## start Data

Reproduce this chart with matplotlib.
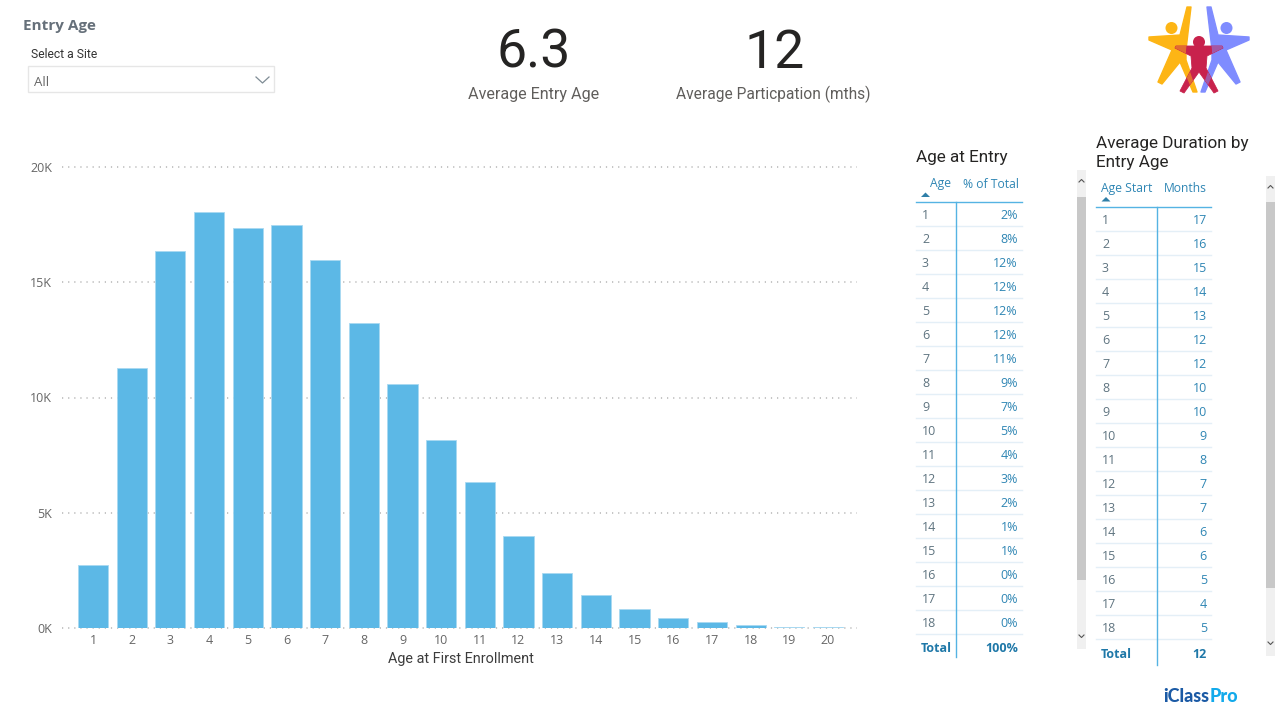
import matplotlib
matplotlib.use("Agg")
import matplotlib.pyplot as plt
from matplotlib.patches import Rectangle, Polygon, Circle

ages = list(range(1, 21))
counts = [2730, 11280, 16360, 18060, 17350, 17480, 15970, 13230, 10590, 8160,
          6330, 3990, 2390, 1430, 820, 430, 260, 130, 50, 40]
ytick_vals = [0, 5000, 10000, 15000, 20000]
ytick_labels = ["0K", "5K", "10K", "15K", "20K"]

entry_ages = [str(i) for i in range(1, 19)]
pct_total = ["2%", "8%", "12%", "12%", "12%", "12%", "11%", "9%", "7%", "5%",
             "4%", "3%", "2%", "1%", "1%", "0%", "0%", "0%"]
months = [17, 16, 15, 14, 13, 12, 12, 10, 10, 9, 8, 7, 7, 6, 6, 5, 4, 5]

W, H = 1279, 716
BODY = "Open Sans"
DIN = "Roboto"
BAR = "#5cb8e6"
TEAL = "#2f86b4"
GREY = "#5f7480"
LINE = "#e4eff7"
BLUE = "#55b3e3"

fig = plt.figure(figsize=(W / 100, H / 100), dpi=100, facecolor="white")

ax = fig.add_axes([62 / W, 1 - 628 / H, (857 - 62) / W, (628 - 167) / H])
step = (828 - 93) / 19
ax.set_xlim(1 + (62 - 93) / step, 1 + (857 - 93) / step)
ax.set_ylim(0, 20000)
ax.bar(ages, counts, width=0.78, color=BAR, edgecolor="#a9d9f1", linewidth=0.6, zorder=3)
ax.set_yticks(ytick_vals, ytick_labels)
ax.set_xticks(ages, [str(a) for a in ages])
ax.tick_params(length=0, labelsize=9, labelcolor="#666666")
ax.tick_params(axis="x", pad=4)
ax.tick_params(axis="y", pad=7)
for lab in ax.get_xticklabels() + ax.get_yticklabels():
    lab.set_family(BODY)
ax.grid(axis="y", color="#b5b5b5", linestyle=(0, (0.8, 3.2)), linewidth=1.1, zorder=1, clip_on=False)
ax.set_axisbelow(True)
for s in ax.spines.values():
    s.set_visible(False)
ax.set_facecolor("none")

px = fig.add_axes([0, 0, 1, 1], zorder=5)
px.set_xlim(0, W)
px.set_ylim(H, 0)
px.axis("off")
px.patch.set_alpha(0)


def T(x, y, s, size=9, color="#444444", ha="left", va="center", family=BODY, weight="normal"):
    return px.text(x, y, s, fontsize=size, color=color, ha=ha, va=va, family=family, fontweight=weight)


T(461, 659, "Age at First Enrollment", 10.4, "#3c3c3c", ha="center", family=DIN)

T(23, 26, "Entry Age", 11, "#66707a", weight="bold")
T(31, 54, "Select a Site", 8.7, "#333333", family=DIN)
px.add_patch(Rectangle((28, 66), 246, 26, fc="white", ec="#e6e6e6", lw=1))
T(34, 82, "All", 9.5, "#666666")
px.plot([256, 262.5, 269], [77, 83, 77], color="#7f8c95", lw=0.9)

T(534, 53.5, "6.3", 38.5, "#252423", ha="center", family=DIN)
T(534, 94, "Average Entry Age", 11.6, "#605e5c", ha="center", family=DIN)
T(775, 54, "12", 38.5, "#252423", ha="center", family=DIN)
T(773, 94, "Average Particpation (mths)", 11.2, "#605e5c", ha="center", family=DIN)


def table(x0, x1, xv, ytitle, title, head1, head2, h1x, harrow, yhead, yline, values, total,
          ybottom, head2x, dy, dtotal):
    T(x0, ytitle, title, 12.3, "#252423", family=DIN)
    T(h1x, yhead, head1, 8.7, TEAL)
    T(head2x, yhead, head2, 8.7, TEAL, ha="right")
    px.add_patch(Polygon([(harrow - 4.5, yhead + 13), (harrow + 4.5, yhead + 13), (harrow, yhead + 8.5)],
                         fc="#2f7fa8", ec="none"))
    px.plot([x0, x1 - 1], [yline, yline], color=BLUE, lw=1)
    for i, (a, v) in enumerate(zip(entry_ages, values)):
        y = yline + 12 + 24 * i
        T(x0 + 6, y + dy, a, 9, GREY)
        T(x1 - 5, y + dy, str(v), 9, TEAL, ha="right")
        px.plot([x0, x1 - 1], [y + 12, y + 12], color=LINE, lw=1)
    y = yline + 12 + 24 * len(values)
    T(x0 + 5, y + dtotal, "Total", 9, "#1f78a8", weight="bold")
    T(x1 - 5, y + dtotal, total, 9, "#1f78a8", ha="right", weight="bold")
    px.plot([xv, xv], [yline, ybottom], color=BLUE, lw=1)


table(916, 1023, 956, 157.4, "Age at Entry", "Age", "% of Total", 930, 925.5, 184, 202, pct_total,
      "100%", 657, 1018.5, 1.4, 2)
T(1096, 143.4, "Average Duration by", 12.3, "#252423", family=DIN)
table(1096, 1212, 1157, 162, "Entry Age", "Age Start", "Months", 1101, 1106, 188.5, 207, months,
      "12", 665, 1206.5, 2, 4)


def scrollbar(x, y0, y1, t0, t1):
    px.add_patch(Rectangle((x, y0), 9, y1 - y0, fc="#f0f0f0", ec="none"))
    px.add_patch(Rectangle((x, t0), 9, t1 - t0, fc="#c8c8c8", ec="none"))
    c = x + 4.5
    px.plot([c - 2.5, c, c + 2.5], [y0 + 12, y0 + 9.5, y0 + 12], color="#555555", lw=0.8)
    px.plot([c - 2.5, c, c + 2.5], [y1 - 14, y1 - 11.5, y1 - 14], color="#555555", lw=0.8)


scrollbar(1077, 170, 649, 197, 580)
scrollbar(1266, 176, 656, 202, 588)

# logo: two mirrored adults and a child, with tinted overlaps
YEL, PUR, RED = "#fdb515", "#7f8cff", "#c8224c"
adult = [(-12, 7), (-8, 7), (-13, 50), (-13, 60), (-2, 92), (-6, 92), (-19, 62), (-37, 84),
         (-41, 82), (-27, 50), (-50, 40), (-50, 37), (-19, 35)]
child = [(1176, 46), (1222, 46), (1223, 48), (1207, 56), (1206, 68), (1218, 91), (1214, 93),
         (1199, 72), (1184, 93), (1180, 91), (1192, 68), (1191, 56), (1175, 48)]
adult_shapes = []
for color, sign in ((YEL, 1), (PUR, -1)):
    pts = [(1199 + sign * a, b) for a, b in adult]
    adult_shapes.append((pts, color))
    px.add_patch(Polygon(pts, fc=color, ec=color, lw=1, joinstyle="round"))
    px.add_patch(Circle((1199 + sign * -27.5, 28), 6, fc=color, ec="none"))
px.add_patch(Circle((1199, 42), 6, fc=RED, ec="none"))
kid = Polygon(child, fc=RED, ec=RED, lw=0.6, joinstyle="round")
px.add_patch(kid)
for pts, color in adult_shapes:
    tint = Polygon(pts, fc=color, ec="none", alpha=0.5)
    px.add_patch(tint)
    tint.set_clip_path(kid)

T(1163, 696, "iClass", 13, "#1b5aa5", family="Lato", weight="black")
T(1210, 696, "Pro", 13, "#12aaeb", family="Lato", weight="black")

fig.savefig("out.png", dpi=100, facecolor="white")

## end Data

- What you will do -
Do not copy the pictures, but repeat every line exactly.

- Output of the exercise -
Reproduce this chart with matplotlib.
import matplotlib
matplotlib.use("Agg")
import matplotlib.pyplot as plt
from matplotlib.patches import Rectangle, Polygon, Circle

ages = list(range(1, 21))
counts = [2730, 11280, 16360, 18060, 17350, 17480, 15970, 13230, 10590, 8160,
          6330, 3990, 2390, 1430, 820, 430, 260, 130, 50, 40]
ytick_vals = [0, 5000, 10000, 15000, 20000]
ytick_labels = ["0K", "5K", "10K", "15K", "20K"]

entry_ages = [str(i) for i in range(1, 19)]
pct_total = ["2%", "8%", "12%", "12%", "12%", "12%", "11%", "9%", "7%", "5%",
             "4%", "3%", "2%", "1%", "1%", "0%", "0%", "0%"]
months = [17, 16, 15, 14, 13, 12, 12, 10, 10, 9, 8, 7, 7, 6, 6, 5, 4, 5]

W, H = 1279, 716
BODY = "Open Sans"
DIN = "Roboto"
BAR = "#5cb8e6"
TEAL = "#2f86b4"
GREY = "#5f7480"
LINE = "#e4eff7"
BLUE = "#55b3e3"

fig = plt.figure(figsize=(W / 100, H / 100), dpi=100, facecolor="white")

ax = fig.add_axes([62 / W, 1 - 628 / H, (857 - 62) / W, (628 - 167) / H])
step = (828 - 93) / 19
ax.set_xlim(1 + (62 - 93) / step, 1 + (857 - 93) / step)
ax.set_ylim(0, 20000)
ax.bar(ages, counts, width=0.78, color=BAR, edgecolor="#a9d9f1", linewidth=0.6, zorder=3)
ax.set_yticks(ytick_vals, ytick_labels)
ax.set_xticks(ages, [str(a) for a in ages])
ax.tick_params(length=0, labelsize=9, labelcolor="#666666")
ax.tick_params(axis="x", pad=4)
ax.tick_params(axis="y", pad=7)
for lab in ax.get_xticklabels() + ax.get_yticklabels():
    lab.set_family(BODY)
ax.grid(axis="y", color="#b5b5b5", linestyle=(0, (0.8, 3.2)), linewidth=1.1, zorder=1, clip_on=False)
ax.set_axisbelow(True)
for s in ax.spines.values():
    s.set_visible(False)
ax.set_facecolor("none")

px = fig.add_axes([0, 0, 1, 1], zorder=5)
px.set_xlim(0, W)
px.set_ylim(H, 0)
px.axis("off")
px.patch.set_alpha(0)


def T(x, y, s, size=9, color="#444444", ha="left", va="center", family=BODY, weight="normal"):
    return px.text(x, y, s, fontsize=size, color=color, ha=ha, va=va, family=family, fontweight=weight)


T(461, 659, "Age at First Enrollment", 10.4, "#3c3c3c", ha="center", family=DIN)

T(23, 26, "Entry Age", 11, "#66707a", weight="bold")
T(31, 54, "Select a Site", 8.7, "#333333", family=DIN)
px.add_patch(Rectangle((28, 66), 246, 26, fc="white", ec="#e6e6e6", lw=1))
T(34, 82, "All", 9.5, "#666666")
px.plot([256, 262.5, 269], [77, 83, 77], color="#7f8c95", lw=0.9)

T(534, 53.5, "6.3", 38.5, "#252423", ha="center", family=DIN)
T(534, 94, "Average Entry Age", 11.6, "#605e5c", ha="center", family=DIN)
T(775, 54, "12", 38.5, "#252423", ha="center", family=DIN)
T(773, 94, "Average Particpation (mths)", 11.2, "#605e5c", ha="center", family=DIN)


def table(x0, x1, xv, ytitle, title, head1, head2, h1x, harrow, yhead, yline, values, total,
          ybottom, head2x, dy, dtotal):
    T(x0, ytitle, title, 12.3, "#252423", family=DIN)
    T(h1x, yhead, head1, 8.7, TEAL)
    T(head2x, yhead, head2, 8.7, TEAL, ha="right")
    px.add_patch(Polygon([(harrow - 4.5, yhead + 13), (harrow + 4.5, yhead + 13), (harrow, yhead + 8.5)],
                         fc="#2f7fa8", ec="none"))
    px.plot([x0, x1 - 1], [yline, yline], color=BLUE, lw=1)
    for i, (a, v) in enumerate(zip(entry_ages, values)):
        y = yline + 12 + 24 * i
        T(x0 + 6, y + dy, a, 9, GREY)
        T(x1 - 5, y + dy, str(v), 9, TEAL, ha="right")
        px.plot([x0, x1 - 1], [y + 12, y + 12], color=LINE, lw=1)
    y = yline + 12 + 24 * len(values)
    T(x0 + 5, y + dtotal, "Total", 9, "#1f78a8", weight="bold")
    T(x1 - 5, y + dtotal, total, 9, "#1f78a8", ha="right", weight="bold")
    px.plot([xv, xv], [yline, ybottom], color=BLUE, lw=1)


table(916, 1023, 956, 157.4, "Age at Entry", "Age", "% of Total", 930, 925.5, 184, 202, pct_total,
      "100%", 657, 1018.5, 1.4, 2)
T(1096, 143.4, "Average Duration by", 12.3, "#252423", family=DIN)
table(1096, 1212, 1157, 162, "Entry Age", "Age Start", "Months", 1101, 1106, 188.5, 207, months,
      "12", 665, 1206.5, 2, 4)


def scrollbar(x, y0, y1, t0, t1):
    px.add_patch(Rectangle((x, y0), 9, y1 - y0, fc="#f0f0f0", ec="none"))
    px.add_patch(Rectangle((x, t0), 9, t1 - t0, fc="#c8c8c8", ec="none"))
    c = x + 4.5
    px.plot([c - 2.5, c, c + 2.5], [y0 + 12, y0 + 9.5, y0 + 12], color="#555555", lw=0.8)
    px.plot([c - 2.5, c, c + 2.5], [y1 - 14, y1 - 11.5, y1 - 14], color="#555555", lw=0.8)


scrollbar(1077, 170, 649, 197, 580)
scrollbar(1266, 176, 656, 202, 588)

# logo: two mirrored adults and a child, with tinted overlaps
YEL, PUR, RED = "#fdb515", "#7f8cff", "#c8224c"
adult = [(-12, 7), (-8, 7), (-13, 50), (-13, 60), (-2, 92), (-6, 92), (-19, 62), (-37, 84),
         (-41, 82), (-27, 50), (-50, 40), (-50, 37), (-19, 35)]
child = [(1176, 46), (1222, 46), (1223, 48), (1207, 56), (1206, 68), (1218, 91), (1214, 93),
         (1199, 72), (1184, 93), (1180, 91), (1192, 68), (1191, 56), (1175, 48)]
adult_shapes = []
for color, sign in ((YEL, 1), (PUR, -1)):
    pts = [(1199 + sign * a, b) for a, b in adult]
    adult_shapes.append((pts, color))
    px.add_patch(Polygon(pts, fc=color, ec=color, lw=1, joinstyle="round"))
    px.add_patch(Circle((1199 + sign * -27.5, 28), 6, fc=color, ec="none"))
px.add_patch(Circle((1199, 42), 6, fc=RED, ec="none"))
kid = Polygon(child, fc=RED, ec=RED, lw=0.6, joinstyle="round")
px.add_patch(kid)
for pts, color in adult_shapes:
    tint = Polygon(pts, fc=color, ec="none", alpha=0.5)
    px.add_patch(tint)
    tint.set_clip_path(kid)

T(1163, 696, "iClass", 13, "#1b5aa5", family="Lato", weight="black")
T(1210, 696, "Pro", 13, "#12aaeb", family="Lato", weight="black")

fig.savefig("out.png", dpi=100, facecolor="white")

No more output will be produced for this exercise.